Sure, a literary prodigy pops up ever year or so, but by all accounts, Slimani was never meant to be the next. She’s the first to point out that a 35-year-old Moroccan woman doesn’t “have the ordinary profile of a Goncourt winner,” but even less ordinary is the fact that the president went chasing after the author of a novel so unabashedly morbid that it launches into the story of a couple discovering the nanny they’d thought was perfect has in fact stabbed their two children to death with the shocker of a first sentence, “The baby is dead.”

Slimani, who researched similar, real-life cases and went “very deep into my fears and my nightmares” to write the novel, didn’t always plan for it to be so unapologetically jarring; in fact, she insists that her “first version of The Perfect Nanny was very boring,” which is why she ultimately decided to dive head first into the murders, right off the bat. Instead of outcry, that decision has instead won the novel endless comparisons to Gone Girl, which Slimani admits she’s quite “flattered by”—even though that means confessing she’s only seen the movie. She sheds some more insight into her much, much less morbid life with two children and beloved nanny in Paris with her culture diet, here.

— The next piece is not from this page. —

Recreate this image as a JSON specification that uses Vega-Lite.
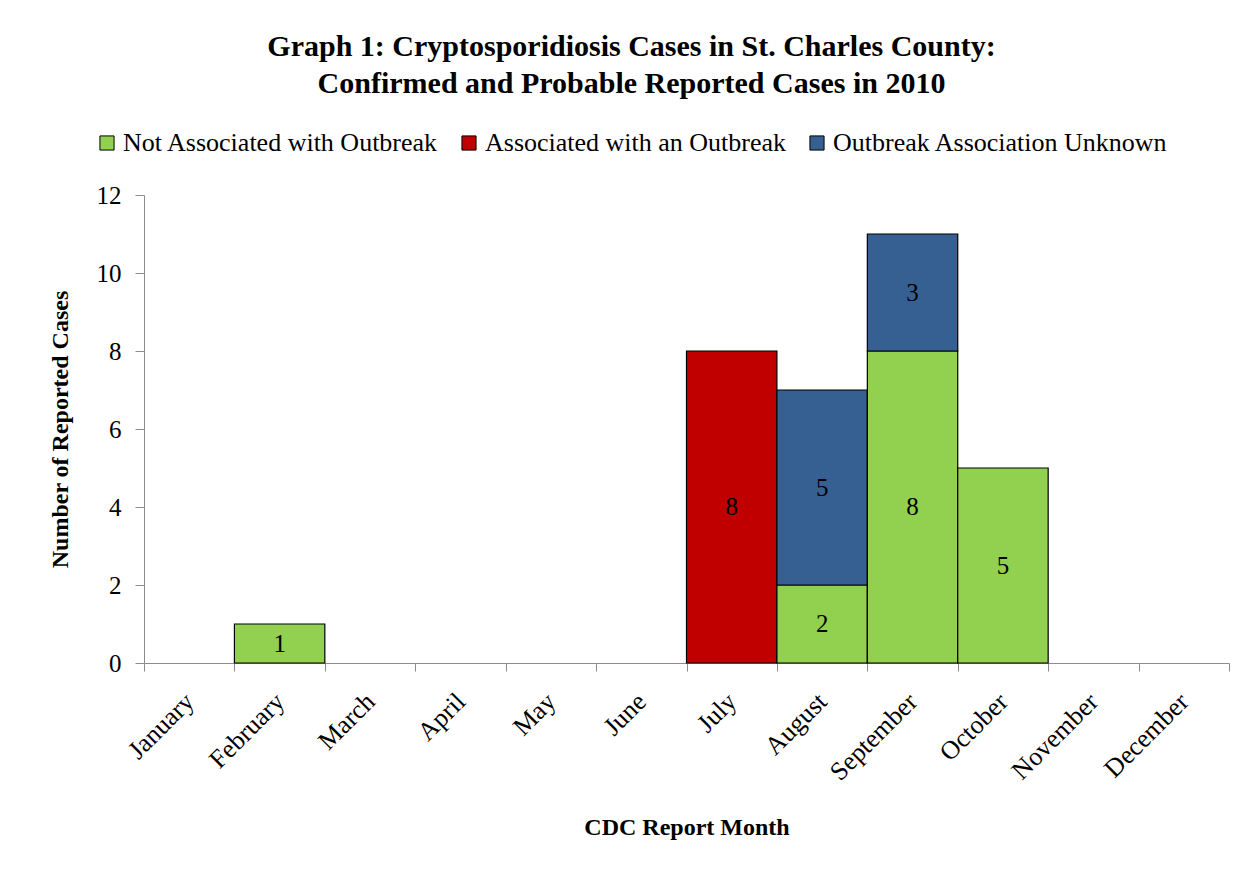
{
  "$schema": "https://vega.github.io/schema/vega-lite/v6.json",
  "width": 1085,
  "height": 468,
  "autosize": {"type": "none"},
  "padding": {"left": 144, "top": 195, "right": 15, "bottom": 206},
  "background": "white",
  "title": {
    "text": ["Graph 1: Cryptosporidiosis Cases in St. Charles County:", "Confirmed and Probable Reported Cases in 2010"],
    "font": "Liberation Serif",
    "fontSize": 30,
    "fontWeight": "bold",
    "color": "black",
    "lineHeight": 37,
    "anchor": "middle",
    "dx": -55,
    "offset": 31
  },
  "data": {
    "values": [
      {"month": "February", "group": "Not Associated with Outbreak", "cases": 1},
      {"month": "July", "group": "Associated with an Outbreak", "cases": 8},
      {"month": "August", "group": "Not Associated with Outbreak", "cases": 2},
      {"month": "August", "group": "Outbreak Association Unknown", "cases": 5},
      {"month": "September", "group": "Not Associated with Outbreak", "cases": 8},
      {"month": "September", "group": "Outbreak Association Unknown", "cases": 3},
      {"month": "October", "group": "Not Associated with Outbreak", "cases": 5}
    ]
  },
  "transform": [
    {"stack": "cases", "groupby": ["month"], "sort": [{"field": "group", "order": "ascending"}], "as": ["y0", "y1"]},
    {"calculate": "(datum.y0 + datum.y1) / 2", "as": "mid"}
  ],
  "encoding": {
    "x": {
      "field": "month",
      "type": "nominal",
      "scale": {
        "domain": ["January", "February", "March", "April", "May", "June", "July", "August", "September", "October", "November", "December"],
        "paddingInner": 0,
        "paddingOuter": 0
      },
      "axis": {
        "title": "CDC Report Month",
        "titleFont": "Liberation Serif",
        "titleFontSize": 24,
        "titleFontWeight": "bold",
        "titleColor": "black",
        "titleY": 164,
        "titleBaseline": "middle",
        "labelFont": "Liberation Serif",
        "labelFontSize": 26,
        "labelColor": "black",
        "labelAngle": -45,
        "labelPadding": 17,
        "labelOffset": -9,
        "tickBand": "extent",
        "tickSize": 8,
        "tickColor": "#8c8c8c",
        "domainColor": "#8c8c8c",
        "grid": false
      }
    }
  },
  "layer": [
    {
      "mark": {"type": "bar", "stroke": "black", "strokeWidth": 1.2},
      "encoding": {
        "y": {
          "field": "y1",
          "type": "quantitative",
          "scale": {"domain": [0, 12]},
          "axis": {
            "title": "Number of Reported Cases",
            "titleFont": "Liberation Serif",
            "titleFontSize": 24,
            "titleFontWeight": "bold",
            "titleColor": "black",
            "titleX": -84,
            "titleY": 234,
            "titleBaseline": "middle",
            "titleAngle": -90,
            "labelFont": "Liberation Serif",
            "labelFontSize": 25,
            "labelColor": "black",
            "labelPadding": 14,
            "values": [0, 2, 4, 6, 8, 10, 12],
            "tickSize": 9,
            "tickColor": "#8c8c8c",
            "domainColor": "#8c8c8c",
            "grid": false
          }
        },
        "y2": {"field": "y0"},
        "color": {
          "field": "group",
          "type": "nominal",
          "scale": {
            "domain": ["Not Associated with Outbreak", "Associated with an Outbreak", "Outbreak Association Unknown"],
            "range": ["#92D050", "#C00000", "#376092"]
          },
          "legend": {
            "title": null,
            "orient": "none",
            "direction": "horizontal",
            "legendX": -50,
            "legendY": -65,
            "symbolType": "square",
            "symbolSize": 200,
            "symbolStrokeColor": "black",
            "symbolStrokeWidth": 1,
            "symbolOpacity": 1,
            "labelFont": "Liberation Serif",
            "labelFontSize": 26,
            "labelColor": "black",
            "labelLimit": 0,
            "labelOffset": 3,
            "columnPadding": 17
          }
        }
      }
    },
    {
      "mark": {"type": "text", "font": "Liberation Serif", "fontSize": 25, "color": "black", "baseline": "middle"},
      "encoding": {
        "y": {"field": "mid", "type": "quantitative"},
        "text": {"field": "cases", "type": "quantitative"}
      }
    }
  ],
  "config": {
    "view": {"stroke": null}
  }
}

What’s the first thing you read in the morning?

My emails and Le Monde.

What books are on your bedside table right now?

Virginia Woolf’s diary, Chekhov’s short stories, and the last novel by Elena Ferrante.

What TV shows have been keeping you up at night?

I love cooking shows! I’m not a bad cook myself, but I must say, that I admire the creativity of those young chefs. It makes me jealous… and hungry.

What’s the last movie you saw in theaters?

I travel a lot these days, so it’s been a long time since I saw a movie in the theater; it was a French comedy, called Le Sens de la fête.

What’s the last piece of art you bought, or ogled?

I bought a photograph of Thomas Jorion. He takes pictures of abandoned places and buildings all over the world; it’s very melancholic.

What’s the last museum exhibition that you loved?

I visited the Institute of Contemporary Art in Miami during my holidays, and my son, who is six years old, was absolutely fascinated. I love looking at pieces of art through the eyes of a child.

What upcoming release are you most eagerly anticipating?

I’m very frustrated that I can’t go to the cinema more often. I really want to see La douleur, a movie adapted from a very famous novel by Marguerite Duras.

*The Perfect Nanny* by Leïla Slimani.

What’s the last song you had on repeat?

I don’t listen to music. I know it’s weird, and I have no explanation for that. But I never do.

What’s the last concert you went to?

I’ve never been to a concert! Don’t laugh at me!

What’s the last thing you googled?

“Weather India.” I am going to a festival in Jaipur tomorrow and I needed to know what to pack.

What are your favorite social media accounts to follow?

When you become a “public person,” I find it very difficult to keep following social media. It is too harsh, too violent. I only read newspapers online.